Tuesday, May 31, 2011

I Just Wasn't Made for These Times

     I was, in all likelihood, meant to be born about five hundred years ago and on a different continent. Well, that's probably not completely accurate, but damned if I didn't have fun at the Renaissance Faire this weekend with my husband. I swear, from the moment we walked in the front gates, I could not stop trying to convince my husband that it would definitely be in our best interests to quit our jobs and just follow the faire all over the country. SO much fun, and I promise you, I can rock a corset like few others. There were swords and Scots and royalty and people talking with bad accents, but most importantly, there was JOUSTING! With horses! And broken lances! And fake blood all over the place when one knight speared the other one and then slit his throat! A strange sort of scene to inspire in me such happiness, but I'm a strange sort of girl, so there you go.

     At the end of the day, when we were headed back to our car, I started thinking about what life would've been like for someone like my husband, were he actually to have been born in fifteenth-century France. I know - why couldn't I just enjoy the day and not bring my husband's disorder into it? Well, I didn't actually bring the Marfan's into anything; it's always there. As such, it was kind of second-nature to start down the path of "I wonder..." while we were walking. What kind of life would someone born with Marfan's Syndrome have had in Medieval times? For that matter, what kind of life would anyone with any kind of illness/disorder/birth defect have had? History answers that question with, "Short and unpleasant," which is no revelation. What did give me pause, though, is when I realized that the same answer could've been given, with varying degrees of accuracy, to the question posed only forty years ago.

     I know the life expectancy of someone with Marfan's has gotten better since the disorder was first recognized in 1896 and better still since aortic valve replacement surgery and similar treatments became a widely-accepted form of treatment. The fact remains, however, that as recently as 1972, the life expectancy for someone born with Marfan's Syndrome was only forty-one years old. That's four decades plus a year. You want to know what really scares me about that number? My husband will turn thirty-eight on Friday.

     I know it's gotten better, much better, since the Seventies and it's gotten better still in the 10+ years since that study was done. Even now, though, life expectancy for a person with Marfan's Syndrome who has has an aortic valve replacement and is taking beta-blockers (my husband falls into this category) is seventy-two. Much, much better, but does that seem to be kind of on the low end of the spectrum to anyone else? Maybe it's just me who thinks that, but I come from a fairly long-lived family. My maternal grandmother is ninety-seven and has a better social life than I do and my paternal grandmother is well into her eighties and completely self-sufficient. Then again, I never got to meet my paternal grandfather because he died of a massive heart attack days after his fifty-seventh birthday.

     Maybe I'm too focused on the numbers, but I just want to have as much time as possible with my husband.
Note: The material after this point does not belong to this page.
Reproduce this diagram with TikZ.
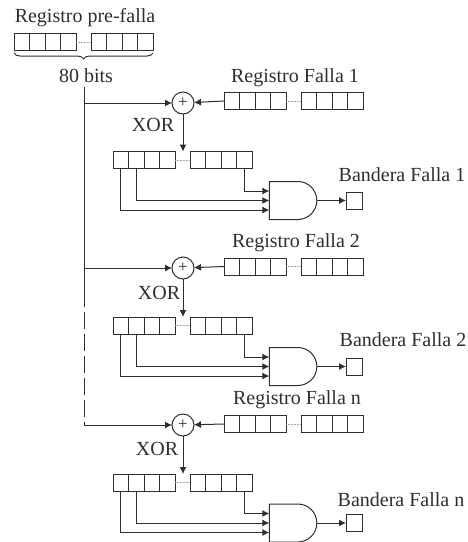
\documentclass[tikz,border=0pt]{standalone}
\usepackage{fontspec}
\setmainfont{Liberation Serif}
\usetikzlibrary{arrows.meta,decorations.pathreplacing,shapes.gates.logic.US}
\definecolor{ink}{HTML}{2E2E2E}
\tikzset{
  cell/.style={draw=ink,line width=1pt,minimum width=15.6pt,minimum height=17pt,inner sep=0pt,outer sep=0pt},
  flag/.style={draw=ink,line width=1pt,minimum width=16pt,minimum height=17pt,inner sep=0pt,outer sep=0pt},
  xorgate/.style={draw=ink,text=ink,line width=1pt,circle,minimum size=22pt,inner sep=0pt,outer sep=0pt,font=\fontsize{17}{17}\selectfont},
  andgate/.style={and gate US,draw=ink,line width=1pt,logic gate inputs=nnn,logic gate input sep=9.5pt,minimum width=38pt,minimum height=38pt,inner sep=0pt,outer sep=0pt},
  wire/.style={draw=ink,line width=1pt},
  arrowwire/.style={wire,-{Latex[length=7pt,width=7pt]}},
  gap/.style={draw=gray!70,line width=0.5pt,densely dotted},
  lbl/.style={text=ink,font=\fontsize{20}{22}\selectfont,inner sep=0pt}
}
% one register: eight cells with a dotted gap, names #1a..#1h
\newcommand{\regcells}[3]{%
  \node[cell] (#1a) at (#2+7.8,#3) {};
  \node[cell] (#1b) at (#2+23.4,#3) {};
  \node[cell] (#1c) at (#2+39,#3) {};
  \node[cell] (#1d) at (#2+54.6,#3) {};
  \node[cell] (#1e) at (#2+84.8,#3) {};
  \node[cell] (#1f) at (#2+100.4,#3) {};
  \node[cell] (#1g) at (#2+116,#3) {};
  \node[cell] (#1h) at (#2+131.6,#3) {};
  \draw[gap] (#1d.east) -- (#1e.west);
}
\begin{document}
\begin{tikzpicture}[x=1pt,y=1pt,yscale=-1]
\useasboundingbox (0,0) rectangle (467,542);

% Registro pre-falla
\node[lbl] (pretxt) at (85,18) {Registro pre-falla};
\regcells{pre}{14}{42}
\draw[wire,decorate,decoration={brace,mirror,amplitude=6pt}] (14,53) -- (153,53);
\node[lbl] (bits) at (86,76) {80 bits};

% Falla 1
\node[lbl] (txta) at (295,78) {Registro Falla 1};
\regcells{ra}{224}{101}
\node[xorgate] (xa) at (183,103) {+};
\node[lbl] (xora) at (153,125) {XOR};
\regcells{sa}{113}{160}
\node[andgate] (anda) at (291.5,200.5) {};
\node[lbl] (flagtxta) at (402,175) {Bandera Falla 1};
\node[flag] (fa) at (354,200.5) {};

% Falla 2
\node[lbl] (txtb) at (296,243) {Registro Falla 2};
\regcells{rb}{224}{266.5}
\node[xorgate] (xb) at (183,268) {+};
\node[lbl] (xorb) at (159,293) {XOR};
\regcells{sb}{113}{325.5}
\node[andgate] (andb) at (291.5,366.5) {};
\node[lbl] (flagtxtb) at (403,340) {Bandera Falla 2};
\node[flag] (fb) at (354,366.5) {};

% Falla n
\node[lbl] (txtc) at (297,400) {Registro Falla n};
\regcells{rc}{224}{424}
\node[xorgate] (xc) at (183,425) {+};
\node[lbl] (xorc) at (157,449) {XOR};
\regcells{sc}{113}{482.5}
\node[andgate] (andc) at (291.5,523) {};
\node[lbl] (flagtxtc) at (401,500) {Bandera Falla n};
\node[flag] (fc) at (354,523) {};

% bus
\coordinate (bustop) at (84,87);
\coordinate (busa) at (84,103);
\coordinate (busb) at (84,268);
\coordinate (busc) at (84,425);
\draw[wire] (bustop) -- (84,290);
\draw[wire,dash pattern=on 17pt off 5pt] (84,290) -- (busc);
\draw[arrowwire] (busa) -- (xa);
\draw[arrowwire] (busb) -- (xb);
\draw[arrowwire] (busc) -- (xc);

% Connections
\foreach \r/\s/\a/\f/\o in {ra/sa/anda/fa/xa,rb/sb/andb/fb/xb,rc/sc/andc/fc/xc}{
  \draw[arrowwire] (\r a.west) -- (\o);
  \draw[arrowwire] (\o.south) -- (\o.south |- \s a.north);
  \draw[arrowwire] (\s h.south) |- (\a.input 1);
  \draw[arrowwire] (\s b.south) |- (\a.input 2);
  \draw[arrowwire] (\s a.south) |- (\a.input 3);
  \draw[arrowwire] (\a.output) -- (\f.west);
}
\end{tikzpicture}
\end{document}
And before anyone gets all existential on me, I'm well aware that nothing is promised and today could be my last day with my husband for reasons totally unconnected to Marfan's Syndrome. I spend a significant portion of my day in La-La Land, so it's entirely possible that I could get taken out by a meteorite falling from the sky that I never saw coming. Stranger things have happened. I guess I'm just baffled by the lack of answers from the medical world in general.

     There isn't a cure for Marfan's, there's no proven treatment, and no one can tell us exactly what's going to happen to my husband as time goes by. Believe me, I'm well aware that there are many hundreds of diseases and disorders that fall under this heading, but my husband doesn't have those - he has Marfan's. He's on Losartan, which apparently has some good things going for it with mice, though nothing conclusive has been announced. (At least, nothing I've been able to find has been conclusive. If anyone has anything different, please tell me.) The valve replacement dramatically reduced his chances of an aortic dissection, but he's still got a heart, so there's still a chance of an aortic tear.

     When I get on this train of thought, I often just go in circles. This issue is not one unique to Marfan's Syndrome; it's much more universal than that. I'm sure I'm not the only one to sit and think, "Billions of dollars spent for researching this, that and every other abnormality and you can't give me a better answer than, 'Let's see what this does?'" Sigh. I want to kick myself sometimes for being so ungrateful for the miracles which modern science has produced in my husband's life, because they're huge. Without the aortic valve replacement surgery, who can say if he would have survived long enough to meet me? That was done when he was twenty-eight, twenty-nine, so maybe not. For now, I think it's best to not venture too far down the track of no-answers and just appreciate the vast improvement in life expectancy that's a result of the last few decades of research. I also think it's best that my husband and I attend the Renaissance Faire whenever possible, because jousting? WIN!